Swiggy’s recent Q4 earnings report has drawn attention by revealing a robust performance in its food delivery segment despite the challenges posed by the LPG crisis in India, triggered by geopolitical tensions in West Asia. While many anticipated a downturn in food delivery services due to restaurant closures in key urban centers like Bengaluru, Pune, and Chennai, Swiggy managed to defy these expectations. The company reported a 23% year-on-year increase in adjusted revenue, reaching ₹2,304 crore, and a gross order value increase to ₹9,005 crore, showcasing its resilience in navigating supply-side pressures.
### Swiggy’s Strategy Amidst Challenges
The success in maintaining growth amidst adversity is attributed to Swiggy’s strategic adjustments and robust partnerships with restaurant partners. Swiggy Food CEO Rohit Kapoor highlighted the importance of staying aligned with restaurants and adapting consumer offerings to ensure a steady flow of choices, even when some options were unavailable. These operational adjustments helped Swiggy not only sustain its growth trajectory but also improve its bottom line, with losses declining by nearly 25% sequentially.
The company’s focus on enhancing its contribution margin and EBITDA margins through operating leverage and targeted incentives played a crucial role in this outcome. Kapoor emphasized that Swiggy’s approach as an intermediary, managing both supply and demand dynamics efficiently, was pivotal to navigating the crisis.
### Competitive Landscape and Market Dynamics
Swiggy’s performance comes at a time when the food delivery market is maturing in India, transitioning from rapid expansion to more predictable growth patterns. Swiggy forecasts an annual growth rate of around 20% for its food delivery business, aligning with trends observed by competitors like Zomato. This shift underscores a broader maturity in the Indian startup ecosystem, where companies are focusing on sustainable growth and profitability.
Despite the positive outlook, Swiggy must remain vigilant of operational challenges such as seasonal variations, migration of delivery partners, and geopolitical influences that can disrupt supply chains. The company is also strategically shifting its focus from aggressive discounting to retention-led growth, prioritizing high-value users and reducing dependency on promotions.

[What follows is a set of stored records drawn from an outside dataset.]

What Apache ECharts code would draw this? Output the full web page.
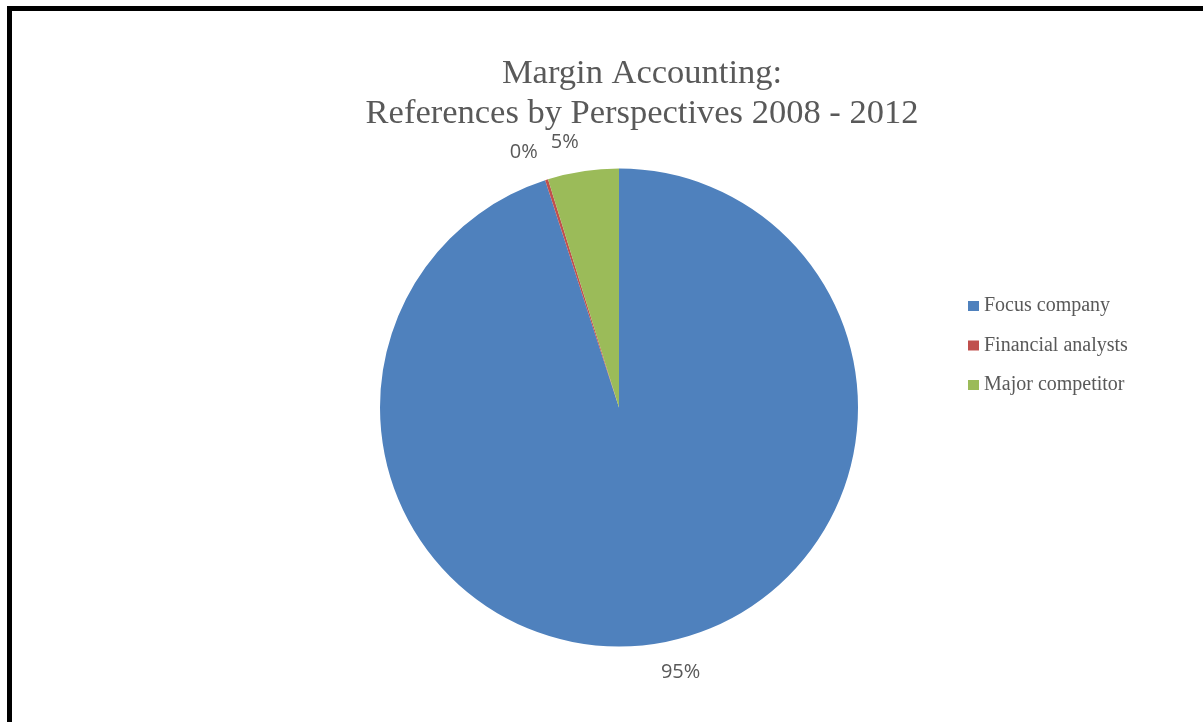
<!DOCTYPE html>
<html>
<head>
<meta charset="utf-8">
<style>
  html, body { margin: 0; padding: 0; background: #ffffff; overflow: hidden; }
  #chart { position: absolute; left: 0; top: 0; width: 1203px; height: 722px; }
  /* heavy black frame running off the right and bottom edges */
  #frame { position: absolute; left: 7px; top: 6px; width: 1300px; height: 800px;
           border: 5px solid #000; box-sizing: border-box; pointer-events: none; }
</style>
<script src="https://cdn.jsdelivr.net/npm/echarts@6/dist/echarts.min.js"></script>
</head>
<body>
<div id="chart"></div>
<div id="frame"></div>
<script>
// Share of references per perspective, 2008 - 2012 (percent)
const categories = ['Focus company', 'Financial analysts', 'Major competitor'];
const shares = [95.0, 0.2, 4.8];
const colors = ['#4F81BD', '#C0504D', '#9BBB59'];
const titleLines = ['Margin Accounting:', 'References by Perspectives 2008 - 2012'];

const chart = echarts.init(document.getElementById('chart'), null, { renderer: 'canvas' });

chart.setOption({
  animation: false,
  backgroundColor: 'transparent',
  title: {
    text: titleLines.join('\n'),
    left: 642,
    top: 54,
    padding: 0,
    textAlign: 'center',
    textStyle: {
      fontFamily: '"Liberation Serif", "Times New Roman", serif',
      fontWeight: 'normal',
      fontSize: 34.5,
      lineHeight: 40,
      color: '#595959'
    }
  },
  legend: {
    orient: 'vertical',
    left: 968,
    top: 296,
    padding: 0,
    icon: 'rect',
    itemWidth: 11,
    itemHeight: 10,
    itemGap: 19.5,
    selectedMode: false,
    data: categories,
    textStyle: {
      fontFamily: '"Liberation Serif", "Times New Roman", serif',
      fontSize: 20,
      lineHeight: 20,
      color: '#595959'
    }
  },
  series: [{
    type: 'pie',
    center: [619, 407.5],
    radius: 239,
    startAngle: 90,
    clockwise: true,
    avoidLabelOverlap: false,
    silent: true,
    itemStyle: { borderWidth: 0 },
    label: {
      show: true,
      position: 'outside',
      distanceToLabelLine: 0,
      formatter: p => Math.round(p.percent) + '%',
      fontFamily: '"Open Sans", sans-serif',
      fontSize: 20,
      color: '#595959'
    },
    labelLine: { show: false, length: 29, length2: 0 },
    data: categories.map((name, i) => ({
      name,
      value: shares[i],
      itemStyle: { color: colors[i] }
    }))
  }]
});
</script>
</body>
</html>
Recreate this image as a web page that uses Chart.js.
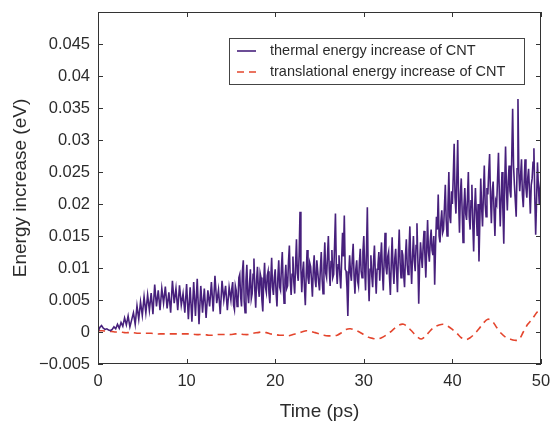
<!DOCTYPE html>
<html><head><meta charset="utf-8">
<script src="https://cdn.jsdelivr.net/npm/chart.js@4"></script>
<style>html,body{margin:0;padding:0;background:#fff}#wrap{width:550px;height:428px;position:relative}</style>
</head><body><div id="wrap"><canvas id="c" width="550" height="428"></canvas></div>
<script>
const seriesNames = ["thermal energy increase of CNT", "translational energy increase of CNT"];
const xTitle = "Time (ps)";
const yTitle = "Energy increase (eV)";
const xTickValues = [0, 10, 20, 30, 40, 50];
const yTickValues = [-0.005, 0, 0.005, 0.01, 0.015, 0.02, 0.025, 0.03, 0.035, 0.04, 0.045];

// thermal energy, 0 - 14.8 ps, one value every 0.2 ps
const thermalEarlyStart = 0, thermalEarlyStep = 0.2;
const thermalEarly = [
  0.0000, 0.0007, 0.0010, 0.0006, 0.0004,
  0.0005, 0.0003, 0.0002, 0.0004, 0.0008,
  0.0005, 0.0012, 0.0006, 0.0015, 0.0009,
  0.0022, 0.0011, 0.0025, 0.0008, 0.0019,
  0.0030, 0.0012, 0.0041, 0.0020, 0.0047,
  0.0026, 0.0055, 0.0030, 0.0058, 0.0034,
  0.0061, 0.0028, 0.0074, 0.0040, 0.0065,
  0.0034, 0.0068, 0.0045, 0.0071, 0.0037,
  0.0062, 0.0030, 0.0080, 0.0045, 0.0068,
  0.0034, 0.0073, 0.0042, 0.0060, 0.0030,
  0.0075, 0.0020, 0.0070, 0.0016, 0.0078,
  0.0025, 0.0083, 0.0012, 0.0072, 0.0030,
  0.0068, 0.0022, 0.0065, 0.0040, 0.0078,
  0.0032, 0.0088, 0.0045, 0.0066, 0.0028,
  0.0080, 0.0050, 0.0072, 0.0034, 0.0070
];

// thermal energy, 15 - 50 ps, one value every 0.1 ps
const thermalLateStart = 15, thermalLateStep = 0.1;
const thermalLate = [
  0.0050, 0.0068, 0.0078, 0.0042, 0.0035, 0.0072, 0.0065, 0.0040, 0.0048, 0.0085,
  0.0090, 0.0055, 0.0040, 0.0095, 0.0112, 0.0048, 0.0030, 0.0080, 0.0105, 0.0060,
  0.0045, 0.0075, 0.0098, 0.0052, 0.0060, 0.0090, 0.0115, 0.0065, 0.0038, 0.0082,
  0.0102, 0.0068, 0.0055, 0.0092, 0.0085, 0.0050, 0.0032, 0.0078, 0.0108, 0.0070,
  0.0062, 0.0088, 0.0095, 0.0060, 0.0045, 0.0082, 0.0116, 0.0070, 0.0058, 0.0085,
  0.0098, 0.0062, 0.0040, 0.0085, 0.0112, 0.0070, 0.0065, 0.0100, 0.0125, 0.0075,
  0.0045, 0.0082, 0.0105, 0.0068, 0.0072, 0.0110, 0.0135, 0.0080, 0.0058, 0.0090,
  0.0118, 0.0078, 0.0060, 0.0105, 0.0145, 0.0092, 0.0080, 0.0120, 0.0188, 0.0098,
  0.0062, 0.0095, 0.0110, 0.0070, 0.0042, 0.0090, 0.0128, 0.0085, 0.0075, 0.0108,
  0.0102, 0.0080, 0.0055, 0.0098, 0.0120, 0.0082, 0.0070, 0.0112, 0.0095, 0.0078,
  0.0065, 0.0100, 0.0125, 0.0082, 0.0060, 0.0105, 0.0140, 0.0092, 0.0085, 0.0118,
  0.0150, 0.0098, 0.0072, 0.0110, 0.0128, 0.0085, 0.0090, 0.0135, 0.0185, 0.0102,
  0.0075, 0.0105, 0.0120, 0.0088, 0.0068, 0.0112, 0.0155, 0.0118, 0.0182, 0.0098,
  0.0095, 0.0070, 0.0025, 0.0090, 0.0120, 0.0092, 0.0080, 0.0115, 0.0138, 0.0088,
  0.0060, 0.0098, 0.0112, 0.0080, 0.0072, 0.0108, 0.0130, 0.0095, 0.0085, 0.0125,
  0.0150, 0.0100, 0.0065, 0.0125, 0.0195, 0.0090, 0.0048, 0.0098, 0.0120, 0.0088,
  0.0070, 0.0110, 0.0135, 0.0092, 0.0060, 0.0098, 0.0105, 0.0125, 0.0080, 0.0115,
  0.0140, 0.0095, 0.0065, 0.0112, 0.0155, 0.0102, 0.0090, 0.0118, 0.0125, 0.0085,
  0.0058, 0.0108, 0.0148, 0.0100, 0.0075, 0.0115, 0.0130, 0.0095, 0.0062, 0.0120,
  0.0160, 0.0108, 0.0085, 0.0128, 0.0120, 0.0090, 0.0070, 0.0118, 0.0145, 0.0105,
  0.0090, 0.0128, 0.0165, 0.0110, 0.0075, 0.0118, 0.0150, 0.0112, 0.0095, 0.0135,
  0.0170, 0.0115, 0.0044, 0.0105, 0.0140, 0.0118, 0.0100, 0.0135, 0.0158, 0.0120,
  0.0085, 0.0130, 0.0175, 0.0125, 0.0110, 0.0142, 0.0160, 0.0128, 0.0120, 0.0150,
  0.0074, 0.0135, 0.0180, 0.0160, 0.0215, 0.0150, 0.0140, 0.0172, 0.0190, 0.0155,
  0.0160, 0.0195, 0.0230, 0.0175, 0.0150, 0.0198, 0.0250, 0.0180, 0.0170, 0.0220,
  0.0200, 0.0245, 0.0294, 0.0210, 0.0185, 0.0240, 0.0300, 0.0205, 0.0155, 0.0215,
  0.0240, 0.0190, 0.0140, 0.0195, 0.0225, 0.0185, 0.0175, 0.0210, 0.0250, 0.0180,
  0.0160, 0.0205, 0.0230, 0.0170, 0.0126, 0.0190, 0.0225, 0.0185, 0.0150, 0.0200,
  0.0110, 0.0175, 0.0240, 0.0195, 0.0165, 0.0215, 0.0260, 0.0200, 0.0180, 0.0225,
  0.0215, 0.0250, 0.0278, 0.0210, 0.0170, 0.0220, 0.0235, 0.0190, 0.0150, 0.0205,
  0.0200, 0.0240, 0.0280, 0.0215, 0.0165, 0.0210, 0.0250, 0.0190, 0.0138, 0.0230,
  0.0290, 0.0225, 0.0190, 0.0235, 0.0260, 0.0220, 0.0210, 0.0275, 0.0349, 0.0260,
  0.0230, 0.0205, 0.0180, 0.0255, 0.0364, 0.0250, 0.0220, 0.0245, 0.0270, 0.0215,
  0.0195, 0.0235, 0.0270, 0.0225, 0.0210, 0.0240, 0.0255, 0.0220, 0.0185, 0.0230,
  0.0240, 0.0265, 0.0287, 0.0210, 0.0152, 0.0205, 0.0265, 0.0230, 0.0200, 0.0225,
  0.0240
];

// translational energy, one value every 0.5 ps from 0 to 50 ps
const translationalStart = 0, translationalStep = 0.5;
const translational = [
  0.0002, 0.0002, 0.0001, 0.0001, 0.0000, 0.0000, -0.0001, -0.0001, -0.0001, -0.0002,
  -0.0002, -0.0002, -0.0002, -0.0003, -0.0003, -0.0003, -0.0003, -0.0003, -0.0003, -0.0003,
  -0.0003, -0.0003, -0.0004, -0.0004, -0.0004, -0.0005, -0.0005, -0.0004, -0.0004, -0.0004,
  -0.0004, -0.0003, -0.0003, -0.0004, -0.0004, -0.0002, -0.0001, 0.0000, -0.0001, -0.0003,
  -0.0004, -0.0005, -0.0005, -0.0006, -0.0004, -0.0002, 0.0000, 0.0002, 0.0001, -0.0001,
  -0.0003, -0.0005, -0.0006, -0.0006, -0.0005, -0.0001, 0.0004, 0.0005, 0.0003, 0.0000,
  -0.0004, -0.0008, -0.0010, -0.0011, -0.0009, -0.0005, 0.0000, 0.0006, 0.0011, 0.0012,
  0.0007, 0.0000, -0.0007, -0.0011, -0.0006, 0.0002, 0.0008, 0.0011, 0.0012, 0.0009,
  0.0004, -0.0002, -0.0009, -0.0012, -0.0009, -0.0003, 0.0005, 0.0014, 0.0020, 0.0017,
  0.0007, -0.0002, -0.0008, -0.0011, -0.0013, -0.0012, 0.0000, 0.0012, 0.0020, 0.0030,
  0.0037
];

const toPoints = (vals, start, step) => vals.map((v, i) => ({ x: +(start + i * step).toFixed(2), y: v }));

const INK = '#2b2b2b';
const FONT = "'Liberation Sans', Arial, Helvetica, sans-serif";

const framePlugin = {
  id: 'frame',
  afterDatasetsDraw(chart) {
    const { ctx, chartArea: a, scales: { x, y } } = chart;
    ctx.save();
    ctx.strokeStyle = '#333';
    ctx.lineWidth = 1;
    ctx.strokeRect(a.left + 0.5, a.top + 0.5, a.right - a.left - 1, a.bottom - a.top - 1);
    const L = 5;
    ctx.beginPath();
    xTickValues.forEach(v => {
      const px = Math.round(x.getPixelForValue(v)) + 0.5;
      ctx.moveTo(px, a.bottom); ctx.lineTo(px, a.bottom - L);
      ctx.moveTo(px, a.top); ctx.lineTo(px, a.top + L);
    });
    yTickValues.forEach(v => {
      const py = Math.round(y.getPixelForValue(v)) + 0.5;
      ctx.moveTo(a.left, py); ctx.lineTo(a.left + L, py);
      ctx.moveTo(a.right, py); ctx.lineTo(a.right - L, py);
    });
    ctx.stroke();

    // legend box inside plot
    const bx = 229, by = 38, bw = 295, bh = 46;
    ctx.fillStyle = '#fff';
    ctx.fillRect(bx, by, bw, bh);
    ctx.strokeStyle = '#444';
    ctx.strokeRect(bx + 0.5, by + 0.5, bw, bh);
    ctx.font = '14.5px ' + FONT;
    ctx.textBaseline = 'middle';
    ctx.fillStyle = INK;
    const rows = [51, 72];
    chart.data.datasets.forEach((ds, i) => {
      ctx.strokeStyle = ds.borderColor;
      ctx.lineWidth = 1.6;
      ctx.setLineDash(ds.borderDash || []);
      ctx.beginPath();
      ctx.moveTo(237, rows[i]); ctx.lineTo(256, rows[i]);
      ctx.stroke();
      ctx.setLineDash([]);
      ctx.fillText(ds.label, 270, rows[i]);
    });
    ctx.restore();
  }
};

new Chart(document.getElementById('c'), {
  type: 'line',
  data: {
    datasets: [
      {
        label: seriesNames[0],
        data: toPoints(thermalEarly, thermalEarlyStart, thermalEarlyStep)
              .concat(toPoints(thermalLate, thermalLateStart, thermalLateStep)),
        borderColor: '#47207c',
        borderWidth: 1.6,
        pointRadius: 0,
        tension: 0,
        fill: false
      },
      {
        label: seriesNames[1],
        data: toPoints(translational, translationalStart, translationalStep),
        borderColor: '#e4452d',
        borderWidth: 1.6,
        borderDash: [7, 5],
        pointRadius: 0,
        tension: 0.3,
        fill: false
      }
    ]
  },
  options: {
    responsive: false,
    animation: false,
    devicePixelRatio: 1,
    layout: { padding: { left: 0, right: 9, top: 12, bottom: 0 } },
    plugins: { legend: { display: false }, tooltip: { enabled: false } },
    scales: {
      x: {
        type: 'linear', min: 0, max: 50,
        grid: { display: false, drawTicks: false },
        border: { display: false },
        afterBuildTicks: s => { s.ticks = xTickValues.map(v => ({ value: v })); },
        ticks: { color: INK, font: { size: 16.5, family: FONT }, padding: 8, maxRotation: 0,
                 callback: v => String(v) },
        title: { display: true, text: xTitle, color: INK, font: { size: 19, family: FONT },
                 padding: { top: 0, bottom: 5 } },
        afterFit: s => { s.height = 64; s.paddingLeft = 0; s.paddingRight = 0; }
      },
      y: {
        type: 'linear', min: -0.005, max: 0.05,
        grid: { display: false, drawTicks: false },
        border: { display: false },
        afterBuildTicks: s => { s.ticks = yTickValues.map(v => ({ value: v })); },
        ticks: { color: INK, font: { size: 16.5, family: FONT }, padding: 8,
                 callback: v => { const n = Number(v.toFixed(3)); return n < 0 ? '\u2212' + String(-n) : String(n); } },
        title: { display: true, text: yTitle, color: INK, font: { size: 19, family: FONT },
                 padding: { top: 9, bottom: 0 } },
        afterFit: s => { s.width = 98; s.paddingTop = 0; s.paddingBottom = 0; }
      }
    }
  },
  plugins: [framePlugin]
});
</script>
</body></html>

### Implications for India’s Startup Ecosystem
Swiggy’s ability to maintain growth and improve profitability amidst external challenges highlights the resilience and adaptability of India’s tech-driven startups. The company’s performance serves as a testament to the potential for startups to thrive even in adverse conditions by leveraging strategic partnerships and operational efficiencies.
This resilience is crucial as the Indian startup ecosystem continues to evolve, with companies increasingly focusing on achieving sustainable growth and profitability. For investors, Swiggy’s experience underscores the importance of backing companies that demonstrate the ability to adapt to market dynamics and maintain robust relationships with ecosystem partners.
As Swiggy looks ahead, the focus will be on monitoring the geopolitical landscape and its impact on the food delivery market. Founders and investors alike should watch how Swiggy and its competitors navigate these challenges, as their strategies could set benchmarks for success in India’s dynamic startup environment.